>>>

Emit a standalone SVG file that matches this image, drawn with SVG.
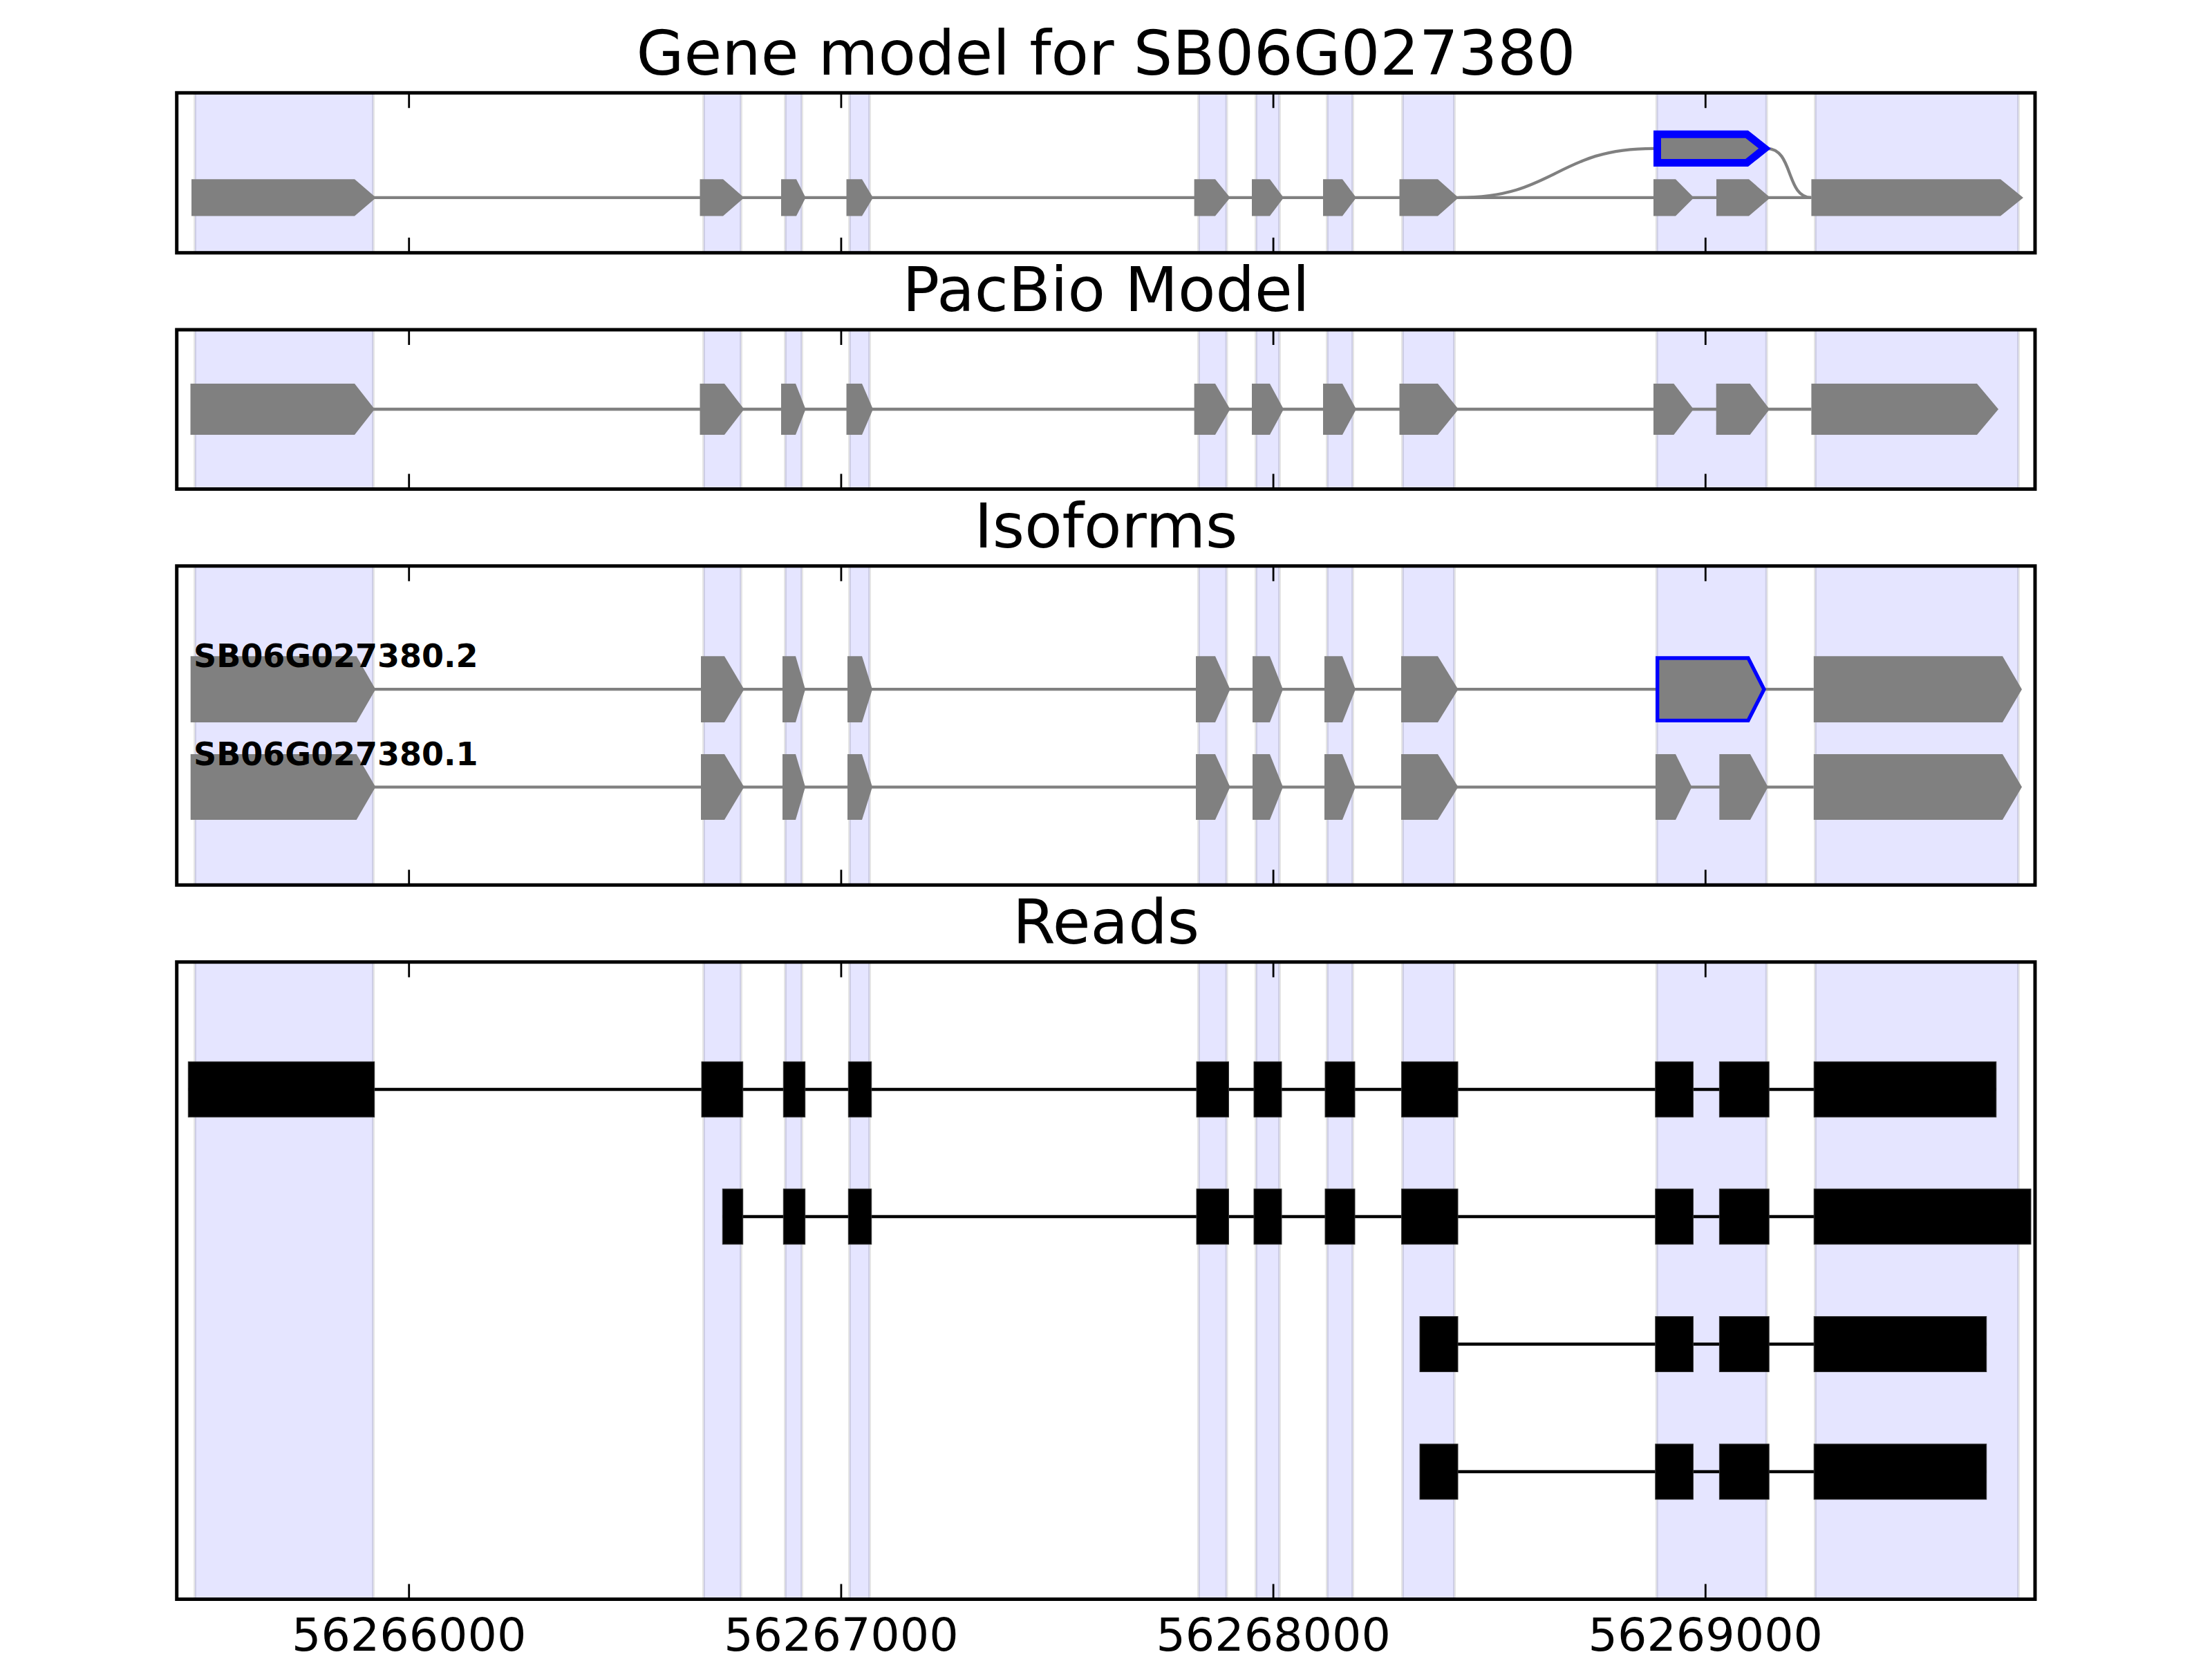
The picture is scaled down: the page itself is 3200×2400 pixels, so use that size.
<svg xmlns="http://www.w3.org/2000/svg" width="3200" height="2400" viewBox="0 0 3200 2400">
<defs>
<style>
.bg{fill:#fff}
.span{fill:#0000ff;fill-opacity:0.1;stroke:#000;stroke-opacity:0.1;stroke-width:4}
.exon{fill:#808080}
.sel1{fill:#808080;stroke:#0000ff;stroke-width:11;stroke-linejoin:miter;stroke-miterlimit:10}
.sel3{fill:#808080;stroke:#0000ff;stroke-width:5.3;stroke-linejoin:miter;stroke-miterlimit:10}
.intron{stroke:#808080;stroke-width:4.3;fill:none}
.read{fill:#000;stroke:#333;stroke-width:1}
.rline{stroke:#000;stroke-width:4.5}
.frame{fill:none;stroke:#000;stroke-width:5}
.tick{stroke:#000;stroke-width:2.8}
.title{font-family:"DejaVu Sans","Liberation Sans",sans-serif;font-size:89px;text-anchor:middle;fill:#000}
.tl{font-family:"DejaVu Sans","Liberation Sans",sans-serif;font-size:66.7px;text-anchor:middle;fill:#000}
.iso{font-family:"DejaVu Sans","Liberation Sans",sans-serif;font-size:46px;font-weight:bold;fill:#000}
</style>
</defs>
<rect class="bg" x="0" y="0" width="3200" height="2400"/>

<g id="titles">
<text class="title" x="1600" y="108">Gene model for SB06G027380</text>
<text class="title" x="1600" y="450">PacBio Model</text>
<text class="title" x="1600" y="792">Isoforms</text>
<text class="title" x="1600" y="1365">Reads</text>
</g>

<g id="panel1">
<g id="p1-spans">
<rect class="span" x="282" y="134.3" width="258" height="231.4"/>
<rect class="span" x="1018" y="134.3" width="54" height="231.4"/>
<rect class="span" x="1136" y="134.3" width="24" height="231.4"/>
<rect class="span" x="1229" y="134.3" width="29" height="231.4"/>
<rect class="span" x="1734" y="134.3" width="40.5" height="231.4"/>
<rect class="span" x="1817" y="134.3" width="34" height="231.4"/>
<rect class="span" x="1920" y="134.3" width="37" height="231.4"/>
<rect class="span" x="2029" y="134.3" width="75" height="231.4"/>
<rect class="span" x="2396.7" y="134.3" width="159" height="231.4"/>
<rect class="span" x="2626" y="134.3" width="294" height="231.4"/>
</g>
<g id="p1-connectors">
<line class="intron" x1="277" y1="285.9" x2="2620.4" y2="285.9"/>
<path class="intron" d="M2110,285.9 C2251,285.9 2251,214.8 2392,214.8"/>
<path class="intron" d="M2556,214.8 C2595,214.8 2583,285.9 2620.4,285.9"/>
</g>
<g id="p1-e1"><polygon class="exon" points="277,259.3 513,259.3 544,285.9 513,312.5 277,312.5"/></g>
<g id="p1-e2"><polygon class="exon" points="1012.5,259.3 1046,259.3 1076.5,285.9 1046,312.5 1012.5,312.5"/></g>
<g id="p1-e3"><polygon class="exon" points="1130,259.3 1152,259.3 1165.5,285.9 1152,312.5 1130,312.5"/></g>
<g id="p1-e4"><polygon class="exon" points="1224.5,259.3 1247,259.3 1263,285.9 1247,312.5 1224.5,312.5"/></g>
<g id="p1-e5"><polygon class="exon" points="1727.6,259.3 1758,259.3 1779.6,285.9 1758,312.5 1727.6,312.5"/></g>
<g id="p1-e6"><polygon class="exon" points="1811,259.3 1837,259.3 1857,285.9 1837,312.5 1811,312.5"/></g>
<g id="p1-e7"><polygon class="exon" points="1914,259.3 1942,259.3 1962,285.9 1942,312.5 1914,312.5"/></g>
<g id="p1-e8"><polygon class="exon" points="2024.5,259.3 2080,259.3 2110,285.9 2080,312.5 2024.5,312.5"/></g>
<g id="p1-e9"><polygon class="exon" points="2392,259.3 2424,259.3 2450.5,285.9 2424,312.5 2392,312.5"/></g>
<g id="p1-e10"><polygon class="exon" points="2483,259.3 2530,259.3 2561,285.9 2530,312.5 2483,312.5"/></g>
<g id="p1-e11"><polygon class="exon" points="2620.4,259.3 2894,259.3 2927,285.9 2894,312.5 2620.4,312.5"/></g>
<g id="p1-sel"><polygon class="sel1" points="2397.5,194.2 2527,194.2 2553,214.8 2527,235.5 2397.5,235.5"/></g>
<rect class="frame" x="255.7" y="134.3" width="2688.3" height="231.4"/>
</g>

<g id="panel2">
<g id="p2-spans">
<rect class="span" x="282" y="477" width="258" height="230.5"/>
<rect class="span" x="1018" y="477" width="54" height="230.5"/>
<rect class="span" x="1136" y="477" width="24" height="230.5"/>
<rect class="span" x="1229" y="477" width="29" height="230.5"/>
<rect class="span" x="1734" y="477" width="40.5" height="230.5"/>
<rect class="span" x="1817" y="477" width="34" height="230.5"/>
<rect class="span" x="1920" y="477" width="37" height="230.5"/>
<rect class="span" x="2029" y="477" width="75" height="230.5"/>
<rect class="span" x="2396.7" y="477" width="159" height="230.5"/>
<rect class="span" x="2626" y="477" width="294" height="230.5"/>
</g>
<g id="p2-connectors">
<line class="intron" x1="276" y1="592" x2="2620.4" y2="592"/>
</g>
<g id="p2-e1"><polygon class="exon" points="275.5,555 513,555 542,592 513,629 275.5,629"/></g>
<g id="p2-e2"><polygon class="exon" points="1012.5,555 1048,555 1076.5,592 1048,629 1012.5,629"/></g>
<g id="p2-e3"><polygon class="exon" points="1130,555 1151,555 1165.5,592 1151,629 1130,629"/></g>
<g id="p2-e4"><polygon class="exon" points="1224.5,555 1247,555 1263,592 1247,629 1224.5,629"/></g>
<g id="p2-e5"><polygon class="exon" points="1727.6,555 1758,555 1779.6,592 1758,629 1727.6,629"/></g>
<g id="p2-e6"><polygon class="exon" points="1811,555 1837,555 1857,592 1837,629 1811,629"/></g>
<g id="p2-e7"><polygon class="exon" points="1914,555 1942,555 1962,592 1942,629 1914,629"/></g>
<g id="p2-e8"><polygon class="exon" points="2024.5,555 2080,555 2110,592 2080,629 2024.5,629"/></g>
<g id="p2-e9"><polygon class="exon" points="2392,555 2421.4,555 2450,592 2421.4,629 2392,629"/></g>
<g id="p2-e10"><polygon class="exon" points="2482.7,555 2531.6,555 2560,592 2531.6,629 2482.7,629"/></g>
<g id="p2-e11"><polygon class="exon" points="2620.4,555 2860,555 2891,592 2860,629 2620.4,629"/></g>
<rect class="frame" x="255.7" y="477" width="2688.3" height="230.5"/>
</g>

<g id="panel3">
<g id="p3-spans">
<rect class="span" x="282" y="818.8" width="258" height="461.5"/>
<rect class="span" x="1018" y="818.8" width="54" height="461.5"/>
<rect class="span" x="1136" y="818.8" width="24" height="461.5"/>
<rect class="span" x="1229" y="818.8" width="29" height="461.5"/>
<rect class="span" x="1734" y="818.8" width="40.5" height="461.5"/>
<rect class="span" x="1817" y="818.8" width="34" height="461.5"/>
<rect class="span" x="1920" y="818.8" width="37" height="461.5"/>
<rect class="span" x="2029" y="818.8" width="75" height="461.5"/>
<rect class="span" x="2396.7" y="818.8" width="159" height="461.5"/>
<rect class="span" x="2626" y="818.8" width="294" height="461.5"/>
</g>
<g id="p3-connectors">
<line class="intron" x1="276" y1="997.2" x2="2623.8" y2="997.2"/>
<line class="intron" x1="276" y1="1138.6" x2="2623.8" y2="1138.6"/>
</g>
<g id="iso2">
<polygon class="exon" points="275.7,949.3 515.7,949.3 543.3,997.2 515.7,1045 275.7,1045"/>
<polygon class="exon" points="1014,949.3 1048,949.3 1076.5,997.2 1048,1045 1014,1045"/>
<polygon class="exon" points="1132,949.3 1151,949.3 1165,997.2 1151,1045 1132,1045"/>
<polygon class="exon" points="1226,949.3 1247,949.3 1262,997.2 1247,1045 1226,1045"/>
<polygon class="exon" points="1730,949.3 1758,949.3 1779.6,997.2 1758,1045 1730,1045"/>
<polygon class="exon" points="1812,949.3 1837,949.3 1856,997.2 1837,1045 1812,1045"/>
<polygon class="exon" points="1916,949.3 1942,949.3 1961,997.2 1942,1045 1916,1045"/>
<polygon class="exon" points="2027,949.3 2080,949.3 2109.5,997.2 2080,1045 2027,1045"/>
<polygon class="sel3" points="2397.7,952 2529,952 2552,997.2 2529,1042.3 2397.7,1042.3"/>
<polygon class="exon" points="2623.8,949.3 2897,949.3 2925,997.2 2897,1045 2623.8,1045"/>
<text class="iso" x="280" y="965">SB06G027380.2</text>
</g>
<g id="iso1">
<polygon class="exon" points="275.7,1091 515.7,1091 543.3,1138.6 515.7,1186 275.7,1186"/>
<polygon class="exon" points="1014,1091 1048,1091 1076.5,1138.6 1048,1186 1014,1186"/>
<polygon class="exon" points="1132,1091 1151,1091 1165,1138.6 1151,1186 1132,1186"/>
<polygon class="exon" points="1226,1091 1247,1091 1262,1138.6 1247,1186 1226,1186"/>
<polygon class="exon" points="1730,1091 1758,1091 1779.6,1138.6 1758,1186 1730,1186"/>
<polygon class="exon" points="1812,1091 1837,1091 1856,1138.6 1837,1186 1812,1186"/>
<polygon class="exon" points="1916,1091 1942,1091 1961,1138.6 1942,1186 1916,1186"/>
<polygon class="exon" points="2027,1091 2080,1091 2109.5,1138.6 2080,1186 2027,1186"/>
<polygon class="exon" points="2395,1091 2424,1091 2447.5,1138.6 2424,1186 2395,1186"/>
<polygon class="exon" points="2487.3,1091 2532,1091 2557.7,1138.6 2532,1186 2487.3,1186"/>
<polygon class="exon" points="2623.8,1091 2897,1091 2925,1138.6 2897,1186 2623.8,1186"/>
<text class="iso" x="280" y="1107">SB06G027380.1</text>
</g>
<rect class="frame" x="255.7" y="818.8" width="2688.3" height="461.5"/>
</g>

<g id="panel4">
<g id="p4-spans">
<rect class="span" x="282" y="1391.7" width="258" height="921.8"/>
<rect class="span" x="1018" y="1391.7" width="54" height="921.8"/>
<rect class="span" x="1136" y="1391.7" width="24" height="921.8"/>
<rect class="span" x="1229" y="1391.7" width="29" height="921.8"/>
<rect class="span" x="1734" y="1391.7" width="40.5" height="921.8"/>
<rect class="span" x="1817" y="1391.7" width="34" height="921.8"/>
<rect class="span" x="1920" y="1391.7" width="37" height="921.8"/>
<rect class="span" x="2029" y="1391.7" width="75" height="921.8"/>
<rect class="span" x="2396.7" y="1391.7" width="159" height="921.8"/>
<rect class="span" x="2626" y="1391.7" width="294" height="921.8"/>
</g>
<g id="p4-connectors">
<line class="rline" x1="272.3" y1="1576" x2="2887.8" y2="1576"/>
<line class="rline" x1="1045.3" y1="1760" x2="2938" y2="1760"/>
<line class="rline" x1="2054" y1="1944.5" x2="2873.7" y2="1944.5"/>
<line class="rline" x1="2054" y1="2129" x2="2873.7" y2="2129"/>
</g>
<g id="read1">
<rect class="read" x="272.3" y="1536" width="269.4" height="80"/>
<rect class="read" x="1015" y="1536" width="59.7" height="80"/>
<rect class="read" x="1133.3" y="1536" width="31.4" height="80"/>
<rect class="read" x="1227.3" y="1536" width="33.4" height="80"/>
<rect class="read" x="1731" y="1536" width="46.5" height="80"/>
<rect class="read" x="1814" y="1536" width="40" height="80"/>
<rect class="read" x="1917" y="1536" width="43" height="80"/>
<rect class="read" x="2027.6" y="1536" width="81.4" height="80"/>
<rect class="read" x="2394.8" y="1536" width="54.6" height="80"/>
<rect class="read" x="2487.4" y="1536" width="71.8" height="80"/>
<rect class="read" x="2624.2" y="1536" width="263.6" height="80"/>
</g>
<g id="read2">
<rect class="read" x="1045.3" y="1720" width="29.4" height="80"/>
<rect class="read" x="1133.3" y="1720" width="31.4" height="80"/>
<rect class="read" x="1227.3" y="1720" width="33.4" height="80"/>
<rect class="read" x="1731" y="1720" width="46.5" height="80"/>
<rect class="read" x="1814" y="1720" width="40" height="80"/>
<rect class="read" x="1917" y="1720" width="43" height="80"/>
<rect class="read" x="2027.6" y="1720" width="81.4" height="80"/>
<rect class="read" x="2394.8" y="1720" width="54.6" height="80"/>
<rect class="read" x="2487.4" y="1720" width="71.8" height="80"/>
<rect class="read" x="2624.2" y="1720" width="313.8" height="80"/>
</g>
<g id="read3">
<rect class="read" x="2054" y="1904.5" width="55" height="80"/>
<rect class="read" x="2394.8" y="1904.5" width="54.6" height="80"/>
<rect class="read" x="2487.4" y="1904.5" width="71.8" height="80"/>
<rect class="read" x="2624.2" y="1904.5" width="249.5" height="80"/>
</g>
<g id="read4">
<rect class="read" x="2054" y="2089" width="55" height="80"/>
<rect class="read" x="2394.8" y="2089" width="54.6" height="80"/>
<rect class="read" x="2487.4" y="2089" width="71.8" height="80"/>
<rect class="read" x="2624.2" y="2089" width="249.5" height="80"/>
</g>
<rect class="frame" x="255.7" y="1391.7" width="2688.3" height="921.8"/>
</g>

<g id="ticks">
<path class="tick" d="M591.7,134.3v22M1216.9,134.3v22M1842.1,134.3v22M2467.3,134.3v22M591.7,365.7v-22M1216.9,365.7v-22M1842.1,365.7v-22M2467.3,365.7v-22"/>
<path class="tick" d="M591.7,477v22M1216.9,477v22M1842.1,477v22M2467.3,477v22M591.7,707.5v-22M1216.9,707.5v-22M1842.1,707.5v-22M2467.3,707.5v-22"/>
<path class="tick" d="M591.7,818.8v22M1216.9,818.8v22M1842.1,818.8v22M2467.3,818.8v22M591.7,1280.3v-22M1216.9,1280.3v-22M1842.1,1280.3v-22M2467.3,1280.3v-22"/>
<path class="tick" d="M591.7,1391.7v22M1216.9,1391.7v22M1842.1,1391.7v22M2467.3,1391.7v22M591.7,2313.5v-22M1216.9,2313.5v-22M1842.1,2313.5v-22M2467.3,2313.5v-22"/>
</g>
<g id="ticklabels">
<text class="tl" x="591.7" y="2388">56266000</text>
<text class="tl" x="1216.9" y="2388">56267000</text>
<text class="tl" x="1842.1" y="2388">56268000</text>
<text class="tl" x="2467.3" y="2388">56269000</text>
</g>
</svg>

<<<

TASK TO COMPLETE: Filter lines by "that" and return each hit.

WRITTEN ANSWER:
Emit a standalone SVG file that matches this image, drawn with SVG.
The picture is scaled down: the page itself is 3200×2400 pixels, so use that size.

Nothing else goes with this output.